- The Washington Times - Saturday, October 10, 2009



Man sentenced in $1 million theft

An Ocean City man was sentenced Friday to more than four years in prison for stealing more than $1 million from his employer.

Anthony Faggio Jr., 55, was sentenced by U.S. District Judge J. Frederick Motz, who also entered forfeiture and restitution orders of more than $1 million each.

According to his plea agreement, Faggio was controller of D-S Pipe & Supply in Baltimore. Prosecutors say from April 2002 to February, Faggio cut checks to himself and forged a signature on them.


Judge enters decree in foster care case

A federal judge has entered a consent decree in a 25-year-old foster care lawsuit in Baltimore, siding with the plaintiffs.

U.S. District Judge J. Frederick Motz entered the decree in Baltimore on Friday in the case of L.J. v. Massinga.

Attorney Mitchell Mirviss, a Venable LLC attorney representing children in the case, cheered the decision, saying it will give children in Baltimore the protections and services they need.

Maryland lawyers had argued a U.S. Supreme Court ruling prohibited federal courts from requiring states to do more than the law calls for.

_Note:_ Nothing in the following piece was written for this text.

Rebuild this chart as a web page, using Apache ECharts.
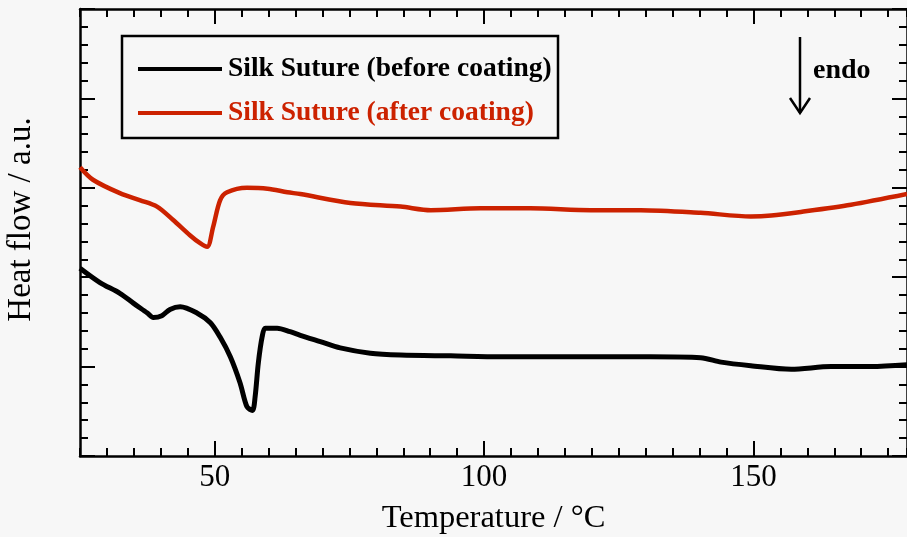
<!DOCTYPE html>
<html>
<head>
<meta charset="utf-8">
<script src="https://cdn.jsdelivr.net/npm/echarts@6/dist/echarts.min.js"></script>
<style>
html, body { margin: 0; padding: 0; background: #f7f7f7; }
#chart { width: 907px; height: 537px; }
</style>
</head>
<body>
<div id="chart"></div>
<script>
// DSC curves (temperature in °C, heat flow in a.u.)
const tempBefore = [25.0, 28.7, 32.4, 34.9, 37.5, 38.6, 40.2, 41.7, 43.6, 46.7, 49.2, 51.0, 52.9, 54.7, 56.0, 57.0, 57.5, 58.1, 58.8, 59.4, 61.6, 64.0, 65.9, 69.6, 73.3, 78.9, 84.5, 93.8, 103.1, 112.4, 121.7, 130.9, 140.2, 144.0, 149.5, 157.0, 164.4, 171.8, 178.5];
const heatBefore = [2.10, 1.94, 1.82, 1.71, 1.60, 1.55, 1.57, 1.64, 1.67, 1.60, 1.49, 1.33, 1.11, 0.82, 0.55, 0.51, 0.66, 1.04, 1.33, 1.43, 1.43, 1.39, 1.35, 1.28, 1.21, 1.15, 1.13, 1.12, 1.11, 1.11, 1.11, 1.11, 1.10, 1.05, 1.01, 0.97, 1.00, 1.00, 1.02];
const tempAfter = [25.0, 27.4, 32.4, 36.2, 39.3, 42.3, 45.4, 47.3, 48.6, 49.7, 51.0, 52.3, 56.0, 59.8, 63.5, 65.9, 75.2, 84.5, 90.1, 99.3, 108.6, 119.8, 129.1, 140.2, 149.5, 153.3, 158.8, 168.1, 178.5];
const heatAfter = [3.23, 3.09, 2.94, 2.86, 2.79, 2.64, 2.47, 2.38, 2.34, 2.56, 2.86, 2.95, 3.00, 2.99, 2.95, 2.93, 2.83, 2.79, 2.75, 2.77, 2.77, 2.75, 2.75, 2.72, 2.68, 2.69, 2.73, 2.81, 2.93];

const seriesNames = ['Silk Suture (before coating)', 'Silk Suture (after coating)'];
const majorTemps = [50, 100, 150];

const red = '#cc2200';
const font = '"Liberation Serif", "Times New Roman", serif';

function pairs(xs, ys) {
    return xs.map((x, i) => [x, ys[i]]);
}

const minorX = {
    type: 'value',
    min: 25,
    max: 178.5,
    interval: 5,
    axisLine: { lineStyle: { color: '#000', width: 2.5 } },
    axisTick: { inside: true, length: 8, lineStyle: { color: '#000', width: 2 } },
    axisLabel: { show: false },
    splitLine: { show: false }
};
const majorX = {
    type: 'value',
    min: 25,
    max: 178.5,
    axisLine: { show: false },
    axisTick: { inside: true, length: 15, customValues: majorTemps, lineStyle: { color: '#000', width: 2 } },
    axisLabel: { show: false, customValues: majorTemps },
    splitLine: { show: false }
};
const yBase = {
    type: 'value',
    min: 0,
    max: 5,
    interval: 1,
    axisLine: { show: true, lineStyle: { color: '#000', width: 2.5 } },
    axisTick: { show: true, inside: true, length: 15, lineStyle: { color: '#000', width: 2 } },
    minorTick: { show: true, splitNumber: 5, length: 8, lineStyle: { color: '#000', width: 2 } },
    axisLabel: { show: false },
    splitLine: { show: false }
};

const chart = echarts.init(document.getElementById('chart'));
chart.setOption({
    backgroundColor: '#f7f7f7',
    animation: false,
    grid: { left: 80, right: 0, top: 9, bottom: 81, containLabel: false, outerBoundsMode: 'none' },
    legend: {
        orient: 'vertical',
        left: 138,
        top: 55,
        padding: 0,
        itemGap: 16,
        itemWidth: 84,
        itemHeight: 4,
        icon: 'rect',
        textStyle: { fontFamily: font, fontSize: 27.5, fontWeight: 'bold', padding: [0, 0, 0, 1] },
        data: [
            { name: seriesNames[0], textStyle: { color: '#000' } },
            { name: seriesNames[1], textStyle: { color: red } }
        ]
    },
    xAxis: [
        Object.assign({}, minorX, {
            position: 'bottom',
            name: 'Temperature / °C',
            nameLocation: 'middle',
            nameGap: 46,
            nameTextStyle: { fontFamily: font, fontSize: 32.5, color: '#000' }
        }),
        Object.assign({}, majorX, {
            position: 'bottom',
            axisLabel: { show: true, customValues: majorTemps, margin: 6, fontFamily: font, fontSize: 31, color: '#000' }
        }),
        Object.assign({}, minorX, { position: 'top' }),
        Object.assign({}, majorX, { position: 'top' })
    ],
    yAxis: [
        Object.assign({}, yBase, {
            position: 'left',
            name: 'Heat flow / a.u.',
            nameLocation: 'middle',
            nameGap: 42,
            nameTextStyle: { fontFamily: font, fontSize: 33, color: '#000', padding: [0, 0, 0, 26] }
        }),
        Object.assign({}, yBase, { position: 'right' })
    ],
    series: [
        {
            name: seriesNames[0],
            type: 'line',
            data: pairs(tempBefore, heatBefore),
            smooth: 0.3,
            showSymbol: false,
            color: '#000',
            lineStyle: { width: 5, color: '#000' }
        },
        {
            name: seriesNames[1],
            type: 'line',
            data: pairs(tempAfter, heatAfter),
            smooth: 0.3,
            showSymbol: false,
            color: red,
            lineStyle: { width: 4.5, color: red }
        }
    ],
    graphic: [
        // legend frame
        { type: 'rect', shape: { x: 122, y: 36, width: 436, height: 102 }, style: { fill: null, stroke: '#000', lineWidth: 2.5 } },
        // endo arrow
        { type: 'line', shape: { x1: 800, y1: 37, x2: 800, y2: 113 }, style: { stroke: '#000', lineWidth: 2.5 } },
        { type: 'polyline', shape: { points: [[790, 98], [800, 113], [810, 98]] }, style: { fill: null, stroke: '#000', lineWidth: 2.5 } },
        { type: 'text', left: 813, top: 57, style: { text: 'endo', font: 'bold 28px ' + font, fill: '#000' } }
    ]
});
</script>
</body>
</html>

Nancy Lineman, a spokeswoman for the Maryland Department of Human Resources, says the state is considering an appeal based on changes in the law that have happened since the consent decree was entered in 1988.


Mayor’s lawyers to appeal perjury ruling

Lawyers for Baltimore Mayor Sheila Dixon will appeal a judge’s refusal to dismiss two perjury counts against her.

Ms. Dixon’s lawyers have filed notice that they intend to take the issue to the Court of Special Appeals, Maryland’s second-highest court.

Ms. Dixon, a Democrat, faces trial in November on charges including theft for stealing gift cards intended for needy families. The perjury counts relate to her failure to disclose thousands of dollars in gifts from her former boyfriend, a real-estate developer. The charges will be tried separately.

A judge last week rejected an argument by Ms. Dixon’s lawyers that the perjury charges should be thrown out because prosecutors used her legislative acts dating from her time as city council president as evidence against her.


Town approves ban on adult businesses

A Talbot County town has approved a moratorium on adult businesses.

The Trappe Town Council unanimously approved the moratorium Wednesday on adult businesses for nine months while the town revises its comprehensive plan.

Town Attorney Brynja Booth said the First Amendment prohibits adult business bans, but municipalities can make it hard for those businesses to move in.

During the moratorium, Trappe officials must study where adult businesses could locate in town. Town officials can limit where the businesses can open or prohibit the sale of alcohol.

Easton and Talbot County have also implemented moratoriums.



Trial set for driver in pedestrian death

A judge has set a Nov. 24 trial for a city bus driver accused of reckless driving in the death of a pedestrian who was crossing a downtown street.

Teresa L. Jones was arraigned Thursday before General District Judge Thomas Jones. She has been on paid leave from the GRTC Transit System since Sept. 30, when police say the bus she was driving struck Loucendia Lambert.

Fifty-five-year-old Lambert, of Prince George’s County, was on her way to work at the Virginia Department of Health.

Ms. Jones was erroneously allowed to have a previous reckless driving charge dismissed after she attended driving school. A 2008 law forbids those with commercial driver’s licenses from using driving school to get driving charges dismissed.

Ms. Jones was driving a personal vehicle in the May incident.


Science department receives honor

The director of Virginia’s Department of Forensic Science has received a national award and the department has gained a rare international accreditation.

Director Pete Marone received the Briggs White Award for 2009, given by the American Society of Crime Laboratory Directors annually. It recognized Mr. Marone for demonstrating “the highest level of creativity, integrity and dedication” to his work.

The lab last month received reaccreditation by the American Society of Criminal Laboratory Directors/Laboratory Accreditation Board. Fewer than 10 state crime labs have international accreditation in the testing area. The lab’s breath alcohol section is the second in the nation and third in the world to gain accreditation as a calibration laboratory.


Tech students accused of bus theft

Two Virginia Tech students were charged Friday morning of taking a joyride in a stolen school bus.

Blacksburg police say Alexander J. Telkowski, 19, and Aleksander Andreyev, 20, were charged with felony destruction of property, grand larceny, unauthorized use of a motor vehicle, trespassing on school property, underage possession of alcohol and public intoxication.

They were accused of taking the bus from Gilbert Linkous Elementary School, driving it onto the university’s campus and then returning to the school.

It could not be immediately determined if either student has a lawyer.